GIVEN PROBLEM >> Set the listing down again exactly, please, apart from its pictures.

DATA BLOCK >>

^^^^^^^^^^^^^^^^

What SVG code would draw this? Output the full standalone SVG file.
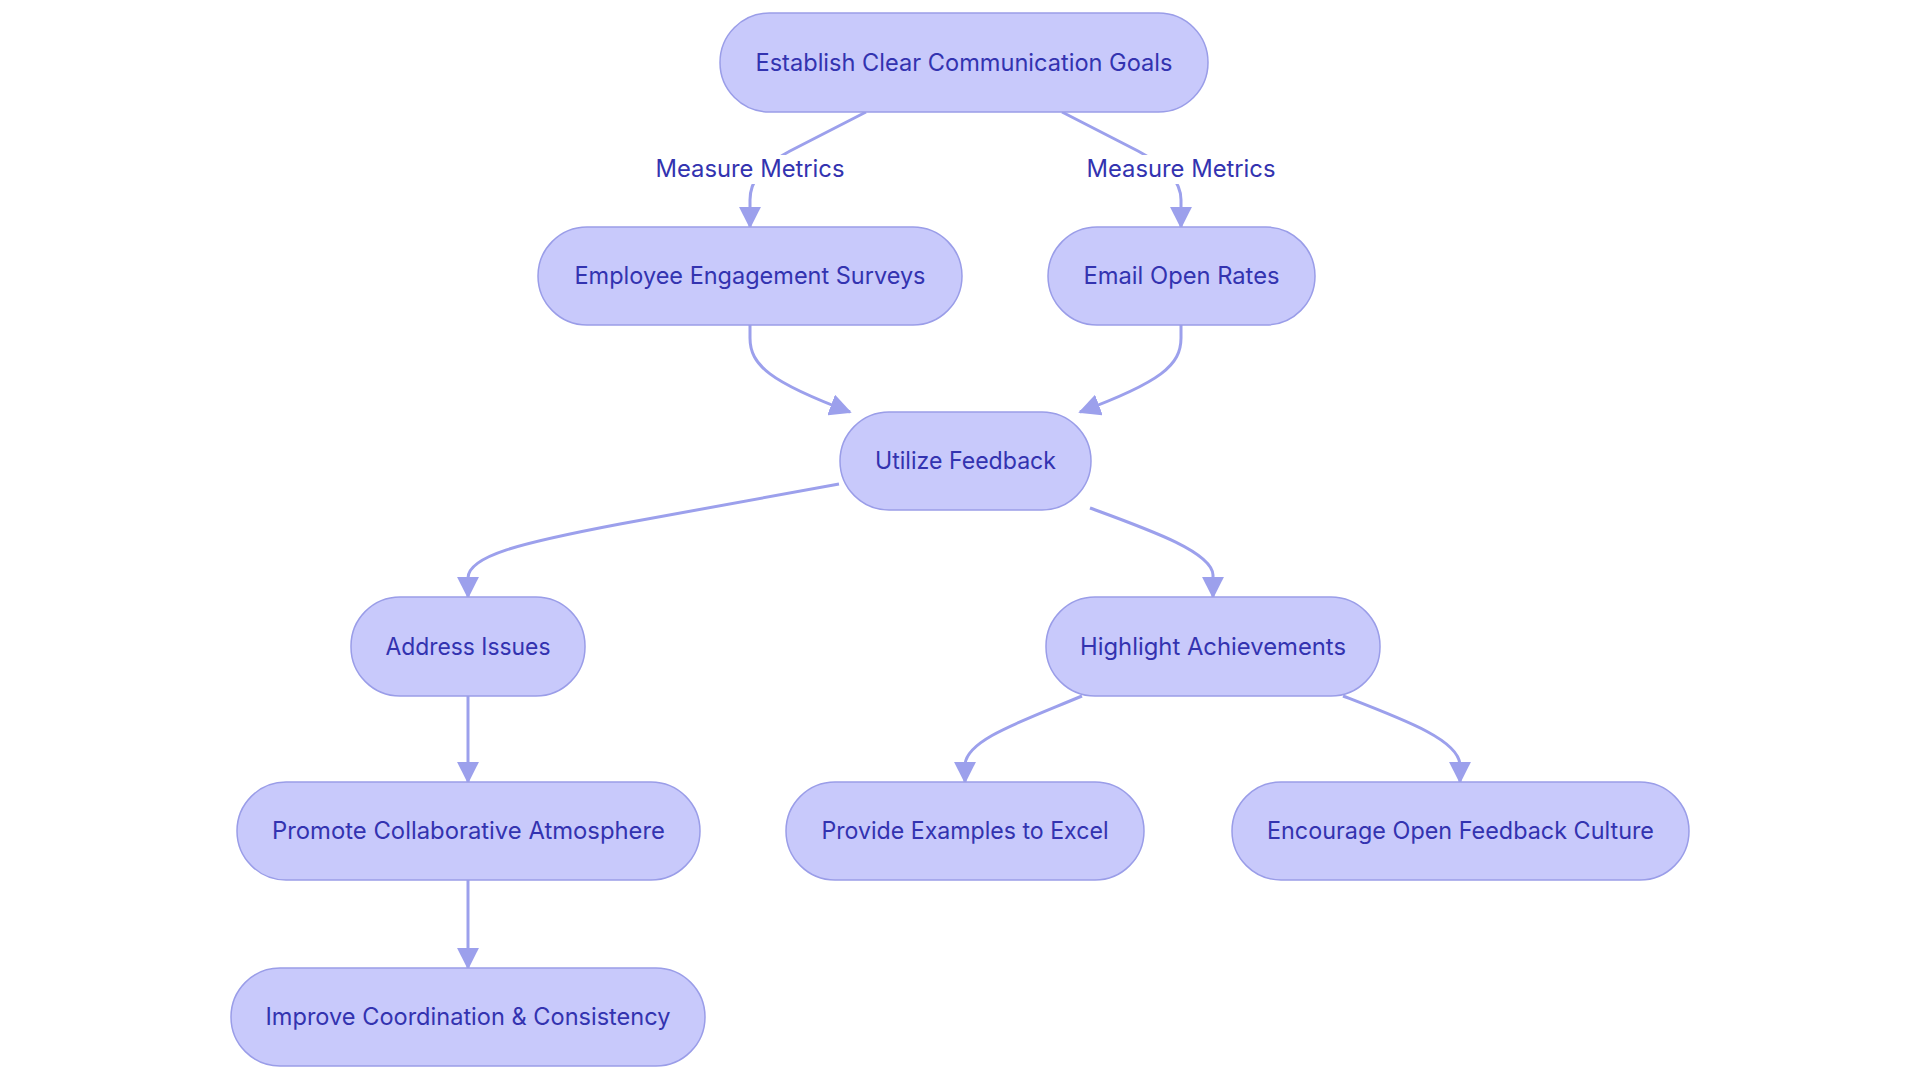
<svg xmlns="http://www.w3.org/2000/svg" width="1920" height="1080" viewBox="0 0 1920 1080">
<defs>
<marker id="arr" viewBox="0 0 12 12" refX="11" refY="6" markerWidth="22" markerHeight="22" markerUnits="userSpaceOnUse" orient="auto">
<path d="M0,0 L12,6 L0,12 Z" fill="#9ca0ec"/>
</marker>
<style>
.node rect{fill:#c8c9fb;stroke:#9a9de8;stroke-width:1.5}
.node text,.lbl text{font-family:Inter,"Noto Sans",sans-serif;font-size:24px;font-weight:400;fill:#3333b0;text-anchor:middle}
.edges path{fill:none;stroke:#9ca0ec;stroke-width:3;marker-end:url(#arr)}
.lbl rect{fill:#ffffff}
</style>
</defs>
<rect width="1920" height="1080" fill="#ffffff"/>
<g class="edges">
<path d="M866,112 L790,151 C760,167 750,182 750,200 L750,227"/>
<path d="M1062,112 L1138,151 C1168,167 1181,182 1181,200 L1181,227"/>
<path d="M750,325 L750,338 C750,365 770,382 850,412"/>
<path d="M1181,325 L1181,338 C1181,365 1161,382 1080,412"/>
<path d="M839,484 L620,524 C520,543 468,556 468,578 L468,597"/>
<path d="M1090,508 C1150,530 1212,552 1213,575 L1213,597"/>
<path d="M468,696 L468,782"/>
<path d="M468,880 L468,968"/>
<path d="M1082,696 C1020,722 966,740 965,765 L965,782"/>
<path d="M1343,696 C1405,720 1459,740 1460,765 L1460,782"/>
</g>
<g class="lbl" id="label-1">
<rect x="654" y="155" width="192" height="29"/>
<text x="750" y="177" textLength="189" lengthAdjust="spacingAndGlyphs">Measure Metrics</text>
</g>
<g class="lbl" id="label-2">
<rect x="1085" y="155" width="192" height="29"/>
<text x="1181" y="177" textLength="189" lengthAdjust="spacingAndGlyphs">Measure Metrics</text>
</g>
<g class="node" id="n-goals">
<rect x="720" y="13" width="488" height="99" rx="49.5"/>
<text x="964" y="71" textLength="417" lengthAdjust="spacingAndGlyphs">Establish Clear Communication Goals</text>
</g>
<g class="node" id="n-surveys">
<rect x="538" y="227" width="424" height="98" rx="49"/>
<text x="750" y="284" textLength="351" lengthAdjust="spacingAndGlyphs">Employee Engagement Surveys</text>
</g>
<g class="node" id="n-email">
<rect x="1048" y="227" width="267" height="98" rx="49"/>
<text x="1181.5" y="284" textLength="196" lengthAdjust="spacingAndGlyphs">Email Open Rates</text>
</g>
<g class="node" id="n-feedback">
<rect x="840" y="412" width="251" height="98" rx="49"/>
<text x="965.5" y="469" textLength="181" lengthAdjust="spacingAndGlyphs">Utilize Feedback</text>
</g>
<g class="node" id="n-issues">
<rect x="351" y="597" width="234" height="99" rx="49"/>
<text x="468" y="655" textLength="165" lengthAdjust="spacingAndGlyphs">Address Issues</text>
</g>
<g class="node" id="n-achieve">
<rect x="1046" y="597" width="334" height="99" rx="49"/>
<text x="1213" y="655" textLength="266" lengthAdjust="spacingAndGlyphs">Highlight Achievements</text>
</g>
<g class="node" id="n-collab">
<rect x="237" y="782" width="463" height="98" rx="49"/>
<text x="468.5" y="839" textLength="393" lengthAdjust="spacingAndGlyphs">Promote Collaborative Atmosphere</text>
</g>
<g class="node" id="n-examples">
<rect x="786" y="782" width="358" height="98" rx="49"/>
<text x="965" y="839" textLength="287" lengthAdjust="spacingAndGlyphs">Provide Examples to Excel</text>
</g>
<g class="node" id="n-culture">
<rect x="1232" y="782" width="457" height="98" rx="49"/>
<text x="1460.5" y="839" textLength="387" lengthAdjust="spacingAndGlyphs">Encourage Open Feedback Culture</text>
</g>
<g class="node" id="n-coord">
<rect x="231" y="968" width="474" height="98" rx="49"/>
<text x="468" y="1025" textLength="405" lengthAdjust="spacingAndGlyphs">Improve Coordination &amp; Consistency</text>
</g>
</svg>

^^^^^^^^^^^^^^^^

COMPLETE ANSWER >>
What SVG code would draw this? Output the full standalone SVG file.
<svg xmlns="http://www.w3.org/2000/svg" width="1920" height="1080" viewBox="0 0 1920 1080">
<defs>
<marker id="arr" viewBox="0 0 12 12" refX="11" refY="6" markerWidth="22" markerHeight="22" markerUnits="userSpaceOnUse" orient="auto">
<path d="M0,0 L12,6 L0,12 Z" fill="#9ca0ec"/>
</marker>
<style>
.node rect{fill:#c8c9fb;stroke:#9a9de8;stroke-width:1.5}
.node text,.lbl text{font-family:Inter,"Noto Sans",sans-serif;font-size:24px;font-weight:400;fill:#3333b0;text-anchor:middle}
.edges path{fill:none;stroke:#9ca0ec;stroke-width:3;marker-end:url(#arr)}
.lbl rect{fill:#ffffff}
</style>
</defs>
<rect width="1920" height="1080" fill="#ffffff"/>
<g class="edges">
<path d="M866,112 L790,151 C760,167 750,182 750,200 L750,227"/>
<path d="M1062,112 L1138,151 C1168,167 1181,182 1181,200 L1181,227"/>
<path d="M750,325 L750,338 C750,365 770,382 850,412"/>
<path d="M1181,325 L1181,338 C1181,365 1161,382 1080,412"/>
<path d="M839,484 L620,524 C520,543 468,556 468,578 L468,597"/>
<path d="M1090,508 C1150,530 1212,552 1213,575 L1213,597"/>
<path d="M468,696 L468,782"/>
<path d="M468,880 L468,968"/>
<path d="M1082,696 C1020,722 966,740 965,765 L965,782"/>
<path d="M1343,696 C1405,720 1459,740 1460,765 L1460,782"/>
</g>
<g class="lbl" id="label-1">
<rect x="654" y="155" width="192" height="29"/>
<text x="750" y="177" textLength="189" lengthAdjust="spacingAndGlyphs">Measure Metrics</text>
</g>
<g class="lbl" id="label-2">
<rect x="1085" y="155" width="192" height="29"/>
<text x="1181" y="177" textLength="189" lengthAdjust="spacingAndGlyphs">Measure Metrics</text>
</g>
<g class="node" id="n-goals">
<rect x="720" y="13" width="488" height="99" rx="49.5"/>
<text x="964" y="71" textLength="417" lengthAdjust="spacingAndGlyphs">Establish Clear Communication Goals</text>
</g>
<g class="node" id="n-surveys">
<rect x="538" y="227" width="424" height="98" rx="49"/>
<text x="750" y="284" textLength="351" lengthAdjust="spacingAndGlyphs">Employee Engagement Surveys</text>
</g>
<g class="node" id="n-email">
<rect x="1048" y="227" width="267" height="98" rx="49"/>
<text x="1181.5" y="284" textLength="196" lengthAdjust="spacingAndGlyphs">Email Open Rates</text>
</g>
<g class="node" id="n-feedback">
<rect x="840" y="412" width="251" height="98" rx="49"/>
<text x="965.5" y="469" textLength="181" lengthAdjust="spacingAndGlyphs">Utilize Feedback</text>
</g>
<g class="node" id="n-issues">
<rect x="351" y="597" width="234" height="99" rx="49"/>
<text x="468" y="655" textLength="165" lengthAdjust="spacingAndGlyphs">Address Issues</text>
</g>
<g class="node" id="n-achieve">
<rect x="1046" y="597" width="334" height="99" rx="49"/>
<text x="1213" y="655" textLength="266" lengthAdjust="spacingAndGlyphs">Highlight Achievements</text>
</g>
<g class="node" id="n-collab">
<rect x="237" y="782" width="463" height="98" rx="49"/>
<text x="468.5" y="839" textLength="393" lengthAdjust="spacingAndGlyphs">Promote Collaborative Atmosphere</text>
</g>
<g class="node" id="n-examples">
<rect x="786" y="782" width="358" height="98" rx="49"/>
<text x="965" y="839" textLength="287" lengthAdjust="spacingAndGlyphs">Provide Examples to Excel</text>
</g>
<g class="node" id="n-culture">
<rect x="1232" y="782" width="457" height="98" rx="49"/>
<text x="1460.5" y="839" textLength="387" lengthAdjust="spacingAndGlyphs">Encourage Open Feedback Culture</text>
</g>
<g class="node" id="n-coord">
<rect x="231" y="968" width="474" height="98" rx="49"/>
<text x="468" y="1025" textLength="405" lengthAdjust="spacingAndGlyphs">Improve Coordination &amp; Consistency</text>
</g>
</svg>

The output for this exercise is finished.